Exercise :: Of all the lines in the material, how many contain the word "that"? State the number alone.
:: Material to process
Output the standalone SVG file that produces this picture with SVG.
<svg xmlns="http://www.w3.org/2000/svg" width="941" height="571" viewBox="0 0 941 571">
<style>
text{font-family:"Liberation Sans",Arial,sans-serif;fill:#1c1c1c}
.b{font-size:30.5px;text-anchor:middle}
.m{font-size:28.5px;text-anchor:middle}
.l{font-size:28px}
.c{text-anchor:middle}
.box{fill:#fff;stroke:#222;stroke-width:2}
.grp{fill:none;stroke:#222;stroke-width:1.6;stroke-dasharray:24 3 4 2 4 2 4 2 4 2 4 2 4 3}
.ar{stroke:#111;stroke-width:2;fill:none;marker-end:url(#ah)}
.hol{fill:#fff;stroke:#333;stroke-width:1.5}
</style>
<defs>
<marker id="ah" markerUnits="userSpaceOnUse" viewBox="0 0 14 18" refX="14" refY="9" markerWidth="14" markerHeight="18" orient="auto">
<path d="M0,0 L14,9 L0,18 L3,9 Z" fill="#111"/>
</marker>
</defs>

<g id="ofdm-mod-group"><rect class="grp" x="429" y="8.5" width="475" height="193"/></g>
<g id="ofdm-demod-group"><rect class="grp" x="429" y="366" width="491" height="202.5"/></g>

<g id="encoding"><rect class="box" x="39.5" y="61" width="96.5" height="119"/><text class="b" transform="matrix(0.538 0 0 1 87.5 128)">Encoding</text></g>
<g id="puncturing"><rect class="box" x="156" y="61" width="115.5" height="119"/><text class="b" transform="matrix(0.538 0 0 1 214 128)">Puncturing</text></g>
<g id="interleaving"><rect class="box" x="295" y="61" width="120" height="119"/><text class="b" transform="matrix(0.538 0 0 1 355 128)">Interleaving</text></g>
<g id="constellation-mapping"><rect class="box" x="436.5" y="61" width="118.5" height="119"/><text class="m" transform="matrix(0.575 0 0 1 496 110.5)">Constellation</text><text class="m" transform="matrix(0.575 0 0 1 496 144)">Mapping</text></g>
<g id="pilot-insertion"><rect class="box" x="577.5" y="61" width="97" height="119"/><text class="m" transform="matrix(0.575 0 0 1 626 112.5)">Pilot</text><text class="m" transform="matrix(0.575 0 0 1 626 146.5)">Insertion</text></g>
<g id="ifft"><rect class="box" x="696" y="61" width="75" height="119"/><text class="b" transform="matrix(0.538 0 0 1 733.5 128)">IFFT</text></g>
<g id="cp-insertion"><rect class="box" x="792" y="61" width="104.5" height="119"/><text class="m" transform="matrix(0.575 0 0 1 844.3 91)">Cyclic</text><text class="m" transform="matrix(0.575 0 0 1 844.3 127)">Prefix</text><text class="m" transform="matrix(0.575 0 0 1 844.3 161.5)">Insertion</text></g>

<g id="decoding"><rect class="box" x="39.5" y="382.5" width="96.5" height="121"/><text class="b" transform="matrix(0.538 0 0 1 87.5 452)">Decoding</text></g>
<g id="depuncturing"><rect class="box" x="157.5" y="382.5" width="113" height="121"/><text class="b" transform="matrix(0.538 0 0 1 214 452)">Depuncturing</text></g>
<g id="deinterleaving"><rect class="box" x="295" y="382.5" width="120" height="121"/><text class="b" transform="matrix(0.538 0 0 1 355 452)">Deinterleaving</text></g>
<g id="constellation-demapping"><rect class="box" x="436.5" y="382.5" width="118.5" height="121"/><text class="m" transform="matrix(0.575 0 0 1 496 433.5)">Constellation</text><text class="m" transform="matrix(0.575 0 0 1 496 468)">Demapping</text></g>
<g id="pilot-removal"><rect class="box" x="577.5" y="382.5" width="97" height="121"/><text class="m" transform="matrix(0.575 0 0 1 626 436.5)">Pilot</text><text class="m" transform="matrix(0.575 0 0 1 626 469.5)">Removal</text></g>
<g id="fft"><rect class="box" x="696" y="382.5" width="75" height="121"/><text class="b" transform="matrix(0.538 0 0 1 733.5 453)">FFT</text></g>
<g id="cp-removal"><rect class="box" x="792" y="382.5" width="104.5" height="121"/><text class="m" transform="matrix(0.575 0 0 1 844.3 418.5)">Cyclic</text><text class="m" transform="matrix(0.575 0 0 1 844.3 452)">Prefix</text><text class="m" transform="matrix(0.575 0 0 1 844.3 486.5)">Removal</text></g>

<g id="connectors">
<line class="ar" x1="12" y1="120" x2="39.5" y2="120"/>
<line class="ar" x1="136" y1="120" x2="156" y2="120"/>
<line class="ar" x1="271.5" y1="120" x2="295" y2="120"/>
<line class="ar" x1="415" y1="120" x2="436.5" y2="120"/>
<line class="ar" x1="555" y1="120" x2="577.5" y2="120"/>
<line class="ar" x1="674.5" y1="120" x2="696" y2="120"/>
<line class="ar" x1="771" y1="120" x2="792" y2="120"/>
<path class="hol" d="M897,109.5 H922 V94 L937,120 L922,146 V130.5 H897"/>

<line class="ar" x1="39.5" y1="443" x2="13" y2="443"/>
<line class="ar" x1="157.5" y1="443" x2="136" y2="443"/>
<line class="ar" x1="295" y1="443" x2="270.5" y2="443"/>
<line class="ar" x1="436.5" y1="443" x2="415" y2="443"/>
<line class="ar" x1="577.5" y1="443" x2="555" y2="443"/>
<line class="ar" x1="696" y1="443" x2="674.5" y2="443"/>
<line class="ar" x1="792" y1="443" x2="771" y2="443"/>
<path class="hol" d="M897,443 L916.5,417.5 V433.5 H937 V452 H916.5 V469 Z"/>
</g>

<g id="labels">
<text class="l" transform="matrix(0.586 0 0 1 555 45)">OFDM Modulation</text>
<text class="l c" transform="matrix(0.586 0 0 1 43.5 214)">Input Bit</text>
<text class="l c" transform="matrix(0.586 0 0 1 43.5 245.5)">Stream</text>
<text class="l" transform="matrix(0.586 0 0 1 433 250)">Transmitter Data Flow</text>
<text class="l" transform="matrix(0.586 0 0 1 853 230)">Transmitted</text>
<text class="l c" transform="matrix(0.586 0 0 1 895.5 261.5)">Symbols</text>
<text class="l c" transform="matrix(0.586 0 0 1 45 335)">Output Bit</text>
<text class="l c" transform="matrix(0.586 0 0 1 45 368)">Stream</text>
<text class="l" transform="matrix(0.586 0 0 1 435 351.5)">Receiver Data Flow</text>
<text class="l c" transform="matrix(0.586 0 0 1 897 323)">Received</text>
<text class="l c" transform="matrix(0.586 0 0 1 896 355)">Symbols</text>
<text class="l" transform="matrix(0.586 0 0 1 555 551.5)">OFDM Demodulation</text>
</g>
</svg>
::::
:: Material to process
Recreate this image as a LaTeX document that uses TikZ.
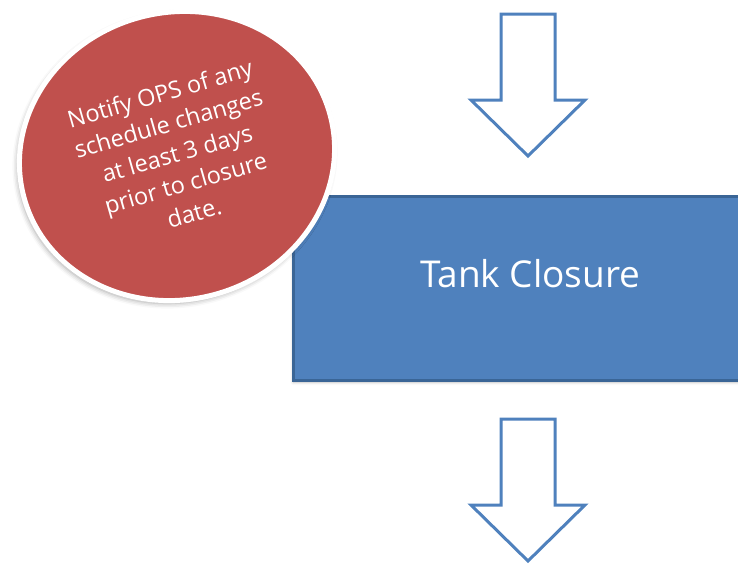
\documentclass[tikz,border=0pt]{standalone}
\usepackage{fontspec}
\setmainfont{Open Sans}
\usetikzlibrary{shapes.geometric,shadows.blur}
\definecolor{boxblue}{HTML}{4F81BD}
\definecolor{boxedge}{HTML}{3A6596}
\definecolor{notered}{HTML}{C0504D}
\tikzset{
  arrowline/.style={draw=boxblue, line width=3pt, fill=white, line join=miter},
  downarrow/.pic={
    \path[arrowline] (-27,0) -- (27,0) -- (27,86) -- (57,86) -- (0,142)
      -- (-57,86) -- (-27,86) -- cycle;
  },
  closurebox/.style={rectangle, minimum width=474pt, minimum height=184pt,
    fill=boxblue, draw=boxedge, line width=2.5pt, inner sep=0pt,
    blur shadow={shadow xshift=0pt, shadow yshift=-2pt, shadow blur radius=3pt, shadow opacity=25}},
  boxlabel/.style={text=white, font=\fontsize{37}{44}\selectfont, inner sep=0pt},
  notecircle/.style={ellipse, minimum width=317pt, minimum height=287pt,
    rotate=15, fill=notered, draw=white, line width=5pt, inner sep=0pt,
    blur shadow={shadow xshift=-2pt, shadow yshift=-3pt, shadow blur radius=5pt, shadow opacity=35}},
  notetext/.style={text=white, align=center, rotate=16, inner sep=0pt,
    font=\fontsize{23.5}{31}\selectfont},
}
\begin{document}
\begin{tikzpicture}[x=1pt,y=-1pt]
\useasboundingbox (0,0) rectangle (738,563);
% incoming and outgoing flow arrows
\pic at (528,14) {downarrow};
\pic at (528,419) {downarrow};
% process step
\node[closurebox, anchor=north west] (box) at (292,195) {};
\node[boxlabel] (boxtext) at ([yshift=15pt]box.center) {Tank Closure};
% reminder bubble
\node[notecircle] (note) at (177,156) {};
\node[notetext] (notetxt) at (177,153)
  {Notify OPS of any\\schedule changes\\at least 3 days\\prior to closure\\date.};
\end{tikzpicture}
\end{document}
::::
Solution to this task :: 2